4 октября 1737 г. Осталось договорить о молодом человеке, который в невеселом осеннем Охотском море, на краю погибели, качает помпу по сто раз и падает без сил, припоминая время от времени, что в море полетела его собственная сумка с чистой бумагой для записей и еще одиннадцать сумок с едой да корзина с бельем. Так что осталась у бедного студента только одна рубашка да несколько записных книжек, с которыми не расставался никогда.

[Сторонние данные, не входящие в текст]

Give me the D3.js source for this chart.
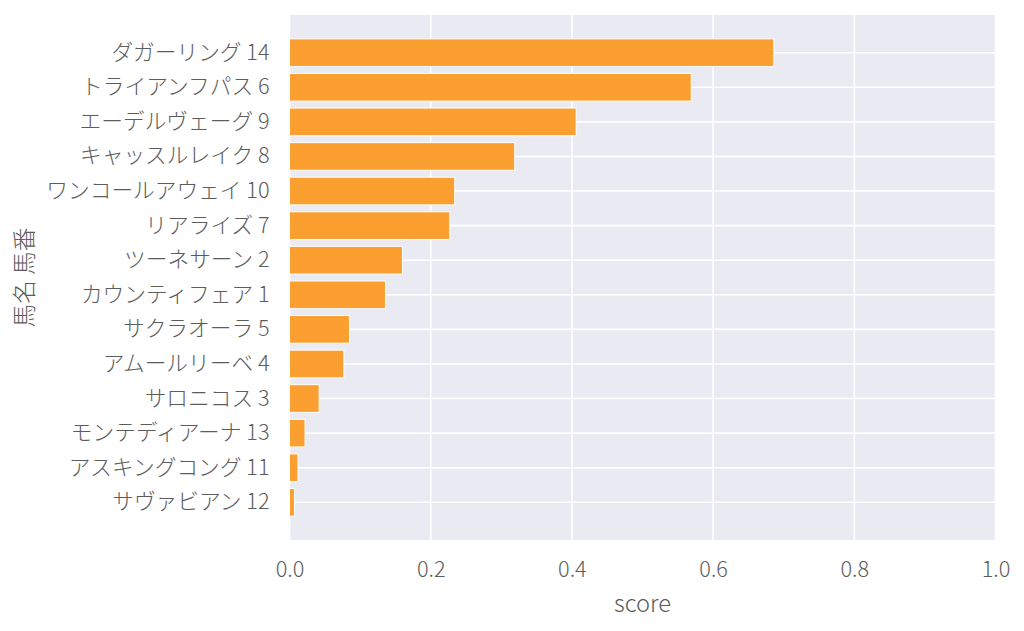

Все полетело за борт, ибо «несчастливы были те, кладь которых лежала сверху».
«Таким образом плыли мы, претерпевая, кроме указанного беспокойства, ежедневную стужу и слякоть и в 9 часов утра 14 октября вошли в устье Большой речки».
Камчатка открылась; все плохое как будто позади, но именно тут едва избежали верной гибели: не очень опытные мореходы приняли отлив за прилив и врезались в большие белые валы, уверенные, что сейчас благополучно пристанут к берегу. Тут их, однако, понесло назад, утлая «Фортуна» затрещала, «многие советовали отойти обратно в море и подождать начала прилива. Но если бы так поступили, то наше судно вовсе бы погибло, так как жестокие северные ветры продолжались больше недели. Этим ветром нас отнесло бы в открытое море, и там «Фортуна» погибла бы, разбитая волнами. Однако другим казалось, что более безопасным было выкинуться на берег, что и было сделано. Наше судно выкинулось саженях в ста к югу от устья Большой речки, и тотчас оно оказалось на сухом месте, так как отлив еще продолжался.
К вечеру, когда начался следующий прилив, из судна вышибло мачту, а на другой день мы нашли только его обломки, все остальное унесло море.
Тогда мы увидели, сколь «Фортуна» наша была ненадежна, ибо доски внутри были настолько черны и гнилы, что их можно было без труда ломать руками».
Фортуна, судьба, была очень ненадежна…
Земля заходила, завертелась у пассажиров под ногами. Крашенинников решил, что это от слабости и морской качки, но оказалось, что он ошибся: земля на самом деле тряслась. Камчатка встречала путешественников вулканом, землетрясением. Для здешних мест — дело обыкновенное.
Сын петровского солдата, академии студент Степан Крашенинников без сил и без вещей ступает на ту землю, которая подарит ему всероссийскую и мировую славу.